Looking into the "fail to rebalance" messages. We do have zk 3.3.4. Could a
higher number of partitions be the cause?
On Thu, Dec 13, 2012 at 8:03 AM, Jun Rao <junrao@gmail.com> wrote:
> Do you see "fail to rebalance after 4 tries" in the worker not getting any
> data? If so, what's the ZK version? You should use 3.3.4 or above, which
> fixed some bugs that could cause rebalance to fail.
>
> Thanks,
>
> Jun
>
> On Wed, Dec 12, 2012 at 11:17 PM, David Ross <dyross@klout.com> wrote:
>
> > Hello,
> >
> > I am trying to distribute work across several nodes using Kafka.
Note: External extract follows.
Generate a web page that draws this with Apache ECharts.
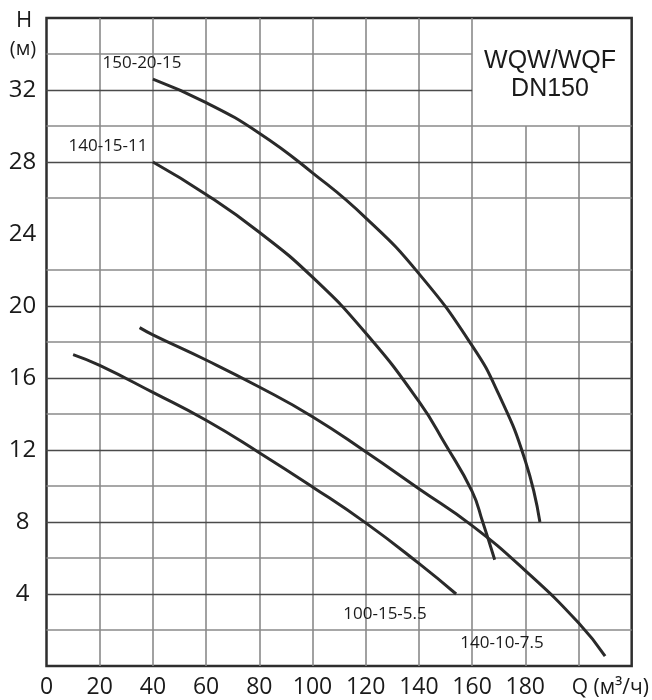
<!DOCTYPE html>
<html>
<head>
<meta charset="utf-8">
<script src="https://cdn.jsdelivr.net/npm/echarts@6/dist/echarts.min.js"></script>
<style>
html,body{margin:0;padding:0;background:#fff;}
#chart{width:652px;height:700px;}
</style>
</head>
<body>
<div id="chart"></div>
<script>
// ---- data (Q m3/h, H m) ----
const curve150_20_15 = [[40,32.6],[60,31.3],[80,29.6],[100,27.4],[120,24.9],[140,21.8],[160,17.8],[170,15.1],[180,11.4],[185.5,8.0]];
const curve140_15_11 = [[40,28.0],[60,26.2],[80,24.1],[100,21.6],[120,18.5],[140,14.7],[150,12.3],[160,9.7],[164,8.0],[168.5,5.9]];
const curve140_10_7_5 = [[35,18.8],[40,18.4],[60,17.0],[80,15.5],[100,13.85],[120,11.9],[140,9.85],[160,7.8],[180,5.3],[200,2.4],[210,0.55]];
const curve100_15_5_5 = [[10,17.3],[20,16.7],[40,15.2],[60,13.65],[80,11.85],[100,9.95],[120,7.95],[140,5.7],[154,4.0]];
const curveNames = ['150-20-15','140-15-11','140-10-7.5','100-15-5.5'];
const xTickLabels = [0,20,40,60,80,100,120,140,160,180];
const yTickLabels = [4,8,12,16,20,24,28,32];
const xGridValues = [20,40,60,80,100,120,140,160,180,200];
const yGridValues = [2,4,6,8,10,12,14,16,18,20,22,26,28,30,32,34];
const titleLines = ['WQW/WQF','DN150'];

const X_MAX = 220, Y_MAX = 36;
const BOX_X = 160, BOX_Y = 30; // title box corner

// gridline segments (title box area left empty)
const gridSegs = [];
xGridValues.forEach(x => {
  const top = x > BOX_X ? BOX_Y : Y_MAX;
  gridSegs.push([{coord:[x,0], lineStyle:{color:'#8a8a8a', width:1.6, type:'solid'}}, {coord:[x,top]}]);
});
yGridValues.forEach(y => {
  const right = y > BOX_Y ? BOX_X : X_MAX;
  const dark = y % 4 === 0;
  gridSegs.push([{coord:[0,y], lineStyle:{color: dark ? '#4a4a4a' : '#8a8a8a', width: dark ? 1.3 : 1.6, type:'solid'}}, {coord:[right,y]}]);
});

const FONT = '"Open Sans", "Noto Sans", sans-serif';
const curveStyle = {color:'#2a2a2a', width:3};
function curveSeries(name, data){
  return {type:'line', name, data, smooth:0.5, showSymbol:false, symbol:'none',
    lineStyle:curveStyle, z:5, silent:true};
}
function txt(x, y, text, font){
  return {type:'text', x, y, z:10, style:{text, font, fill:'#1a1a1a', align:'center', verticalAlign:'middle', textAlign:'center', textVerticalAlign:'middle'}};
}

const chart = echarts.init(document.getElementById('chart'), null, {renderer:'canvas'});
chart.setOption({
  animation:false,
  backgroundColor:'#fff',
  grid:{left:46.5, right:19.5, top:18, bottom:34, show:true, borderColor:'#2e2e2e', borderWidth:2.5, backgroundColor:'transparent'},
  xAxis:{type:'value', min:0, max:X_MAX, interval:20,
    axisLine:{show:false}, axisTick:{show:false}, splitLine:{show:false},
    axisLabel:{margin:10, fontSize:23, fontFamily:FONT, color:'#1a1a1a',
      formatter:v => xTickLabels.indexOf(v) >= 0 ? String(v) : ''},
    name:'Q (м³/ч)', nameLocation:'end', nameGap:-60,
    nameTextStyle:{fontSize:21, fontFamily:FONT, color:'#1a1a1a', align:'left', verticalAlign:'top', padding:[12,0,0,0]}
  },
  yAxis:{type:'value', min:0, max:Y_MAX, interval:4,
    axisLine:{show:false}, axisTick:{show:false}, splitLine:{show:false},
    axisLabel:{margin:24, align:'center', fontSize:24, fontFamily:FONT, color:'#1a1a1a',
      formatter:v => yTickLabels.indexOf(v) >= 0 ? String(v) : ''}
  },
  graphic:[
    txt(24, 21, 'H', '22px '+FONT),
    txt(23, 49, '(м)', '20px '+FONT),
    txt(550, 61, titleLines[0], '25px "Liberation Sans", Arial, sans-serif'),
    txt(550, 89, titleLines[1], '25px "Liberation Sans", Arial, sans-serif'),
    txt(142, 63, curveNames[0], '17px '+FONT),
    txt(108, 146, curveNames[1], '17px '+FONT),
    txt(502, 643, curveNames[2], '17px '+FONT),
    txt(385, 614, curveNames[3], '17px '+FONT)
  ],
  series:[
    {type:'line', data:[[0,0]], showSymbol:false, symbol:'none', lineStyle:{width:0}, z:1, silent:true,
      markLine:{silent:true, symbol:['none','none'], label:{show:false}, animation:false, data:gridSegs}},
    curveSeries(curveNames[0], curve150_20_15),
    curveSeries(curveNames[1], curve140_15_11),
    curveSeries(curveNames[2], curve140_10_7_5),
    curveSeries(curveNames[3], curve100_15_5_5)
  ]
});
</script>
</body>
</html>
I have 3
> > brokers each with 16 partitions. I have 8 worker servers listening with
> one
> > message stream on the same topic. I expect each server to own about 1/8
> of
> > the partitions, yet I am not seeing this. It seems initially, the work is
> > fairly evenly distributed. However, after running for several hours, I
> see
> > that only three consumers own any partitions, and only 32 of the 48 have
> an
> > owner at all.
> >
> > What gives?
> >
> > For reference, we have 0.7.0 on the server and 0.7.2 on the consumer.
> Also,
> > I set the max rebalance retries to be 10 because I saw a lot of rebalance
> > failures in the logs.
> >
> >
> > Thanks,
> >
> > David
> >
>
|